§ **Given material**:
━━━━━━━━

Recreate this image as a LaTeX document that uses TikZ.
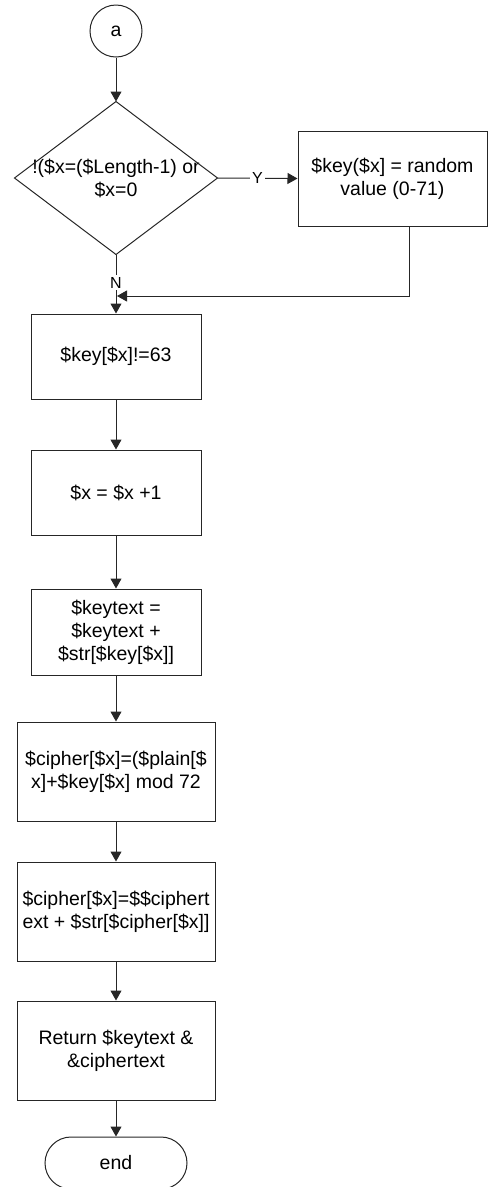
\documentclass[tikz,border=0pt]{standalone}
\usepackage{fontspec}
\setmainfont{Liberation Sans}
\usetikzlibrary{arrows.meta}
\begin{document}
\begin{tikzpicture}[x=1pt,y=-1pt,
  line width=1pt,
  every node/.style={font=\fontsize{19.5}{23}\selectfont, inner sep=0pt, align=center, text=black},
  proc/.style={draw=black!85, rectangle},
  arr/.style={draw=black!85, -{Triangle[length=10pt,width=11pt]}},
  lbl/.style={fill=white, inner sep=2pt, font=\fontsize{16}{18}\selectfont}]
\useasboundingbox (0,0) rectangle (491,1187);
\clip (0,0) rectangle (491,1187);
\node[draw=black!85, circle, minimum size=52pt] (a) at (116,31) {a};
\node[minimum width=202pt, minimum height=152pt] (dec) at (116,178) {!(\$x=(\$Length-1) or\\\$x=0};
\draw[black!85] (dec.north) -- (dec.east) -- (dec.south) -- (dec.west) -- cycle;
\node[proc, minimum width=189pt, minimum height=95pt] (rnd) at (392.5,178.5) {\$key(\$x] = random\\value (0-71)};
\node[proc, minimum width=170pt, minimum height=85pt] (b1) at (116,356.5) {\$key[\$x]!=63};
\node[proc, minimum width=170pt, minimum height=85pt] (b2) at (116,492.5) {\$x = \$x +1};
\node[proc, minimum width=170pt, minimum height=86pt] (b3) at (116,632) {\$keytext =\\\$keytext +\\\$str[\$key[\$x]]};
\node[proc, minimum width=198pt, minimum height=99pt] (b4) at (116,771.5) {\$cipher[\$x]=(\$plain[\$\\x]+\$key[\$x] mod 72};
\node[proc, minimum width=198pt, minimum height=99pt] (b5) at (116,911.5) {\$cipher[\$x]=\$\$ciphert\\ext + \$str[\$cipher[\$x]]};
\node[proc, minimum width=198pt, minimum height=99pt] (b6) at (116,1050.5) {Return \$keytext \&\\\&ciphertext};
\node[draw=black!85, rectangle, rounded corners=26pt, minimum width=142pt, minimum height=52pt] (end) at (116,1163) {end};
\coordinate (m) at (117,296);
\draw[arr] (a) -- (dec.north);
\draw[arr] (dec.east) -- node[lbl]{Y} (rnd.west);
\draw[arr] (dec.south) -- node[lbl, pos=0.48]{N} (b1.north);
\draw[arr] ([xshift=16.5pt]rnd.south) |- (m);
\draw[arr] (b1) -- (b2);
\draw[arr] (b2) -- (b3);
\draw[arr] (b3) -- (b4);
\draw[arr] (b4) -- (b5);
\draw[arr] (b5) -- (b6);
\draw[arr] (b6) -- (end);
\end{tikzpicture}
\end{document}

━━━━━━━━

§ **To be done**: Transcribe the full listing above exactly, with the images removed.

§ **Response to the exercise**:
Recreate this image as a LaTeX document that uses TikZ.
\documentclass[tikz,border=0pt]{standalone}
\usepackage{fontspec}
\setmainfont{Liberation Sans}
\usetikzlibrary{arrows.meta}
\begin{document}
\begin{tikzpicture}[x=1pt,y=-1pt,
  line width=1pt,
  every node/.style={font=\fontsize{19.5}{23}\selectfont, inner sep=0pt, align=center, text=black},
  proc/.style={draw=black!85, rectangle},
  arr/.style={draw=black!85, -{Triangle[length=10pt,width=11pt]}},
  lbl/.style={fill=white, inner sep=2pt, font=\fontsize{16}{18}\selectfont}]
\useasboundingbox (0,0) rectangle (491,1187);
\clip (0,0) rectangle (491,1187);
\node[draw=black!85, circle, minimum size=52pt] (a) at (116,31) {a};
\node[minimum width=202pt, minimum height=152pt] (dec) at (116,178) {!(\$x=(\$Length-1) or\\\$x=0};
\draw[black!85] (dec.north) -- (dec.east) -- (dec.south) -- (dec.west) -- cycle;
\node[proc, minimum width=189pt, minimum height=95pt] (rnd) at (392.5,178.5) {\$key(\$x] = random\\value (0-71)};
\node[proc, minimum width=170pt, minimum height=85pt] (b1) at (116,356.5) {\$key[\$x]!=63};
\node[proc, minimum width=170pt, minimum height=85pt] (b2) at (116,492.5) {\$x = \$x +1};
\node[proc, minimum width=170pt, minimum height=86pt] (b3) at (116,632) {\$keytext =\\\$keytext +\\\$str[\$key[\$x]]};
\node[proc, minimum width=198pt, minimum height=99pt] (b4) at (116,771.5) {\$cipher[\$x]=(\$plain[\$\\x]+\$key[\$x] mod 72};
\node[proc, minimum width=198pt, minimum height=99pt] (b5) at (116,911.5) {\$cipher[\$x]=\$\$ciphert\\ext + \$str[\$cipher[\$x]]};
\node[proc, minimum width=198pt, minimum height=99pt] (b6) at (116,1050.5) {Return \$keytext \&\\\&ciphertext};
\node[draw=black!85, rectangle, rounded corners=26pt, minimum width=142pt, minimum height=52pt] (end) at (116,1163) {end};
\coordinate (m) at (117,296);
\draw[arr] (a) -- (dec.north);
\draw[arr] (dec.east) -- node[lbl]{Y} (rnd.west);
\draw[arr] (dec.south) -- node[lbl, pos=0.48]{N} (b1.north);
\draw[arr] ([xshift=16.5pt]rnd.south) |- (m);
\draw[arr] (b1) -- (b2);
\draw[arr] (b2) -- (b3);
\draw[arr] (b3) -- (b4);
\draw[arr] (b4) -- (b5);
\draw[arr] (b5) -- (b6);
\draw[arr] (b6) -- (end);
\end{tikzpicture}
\end{document}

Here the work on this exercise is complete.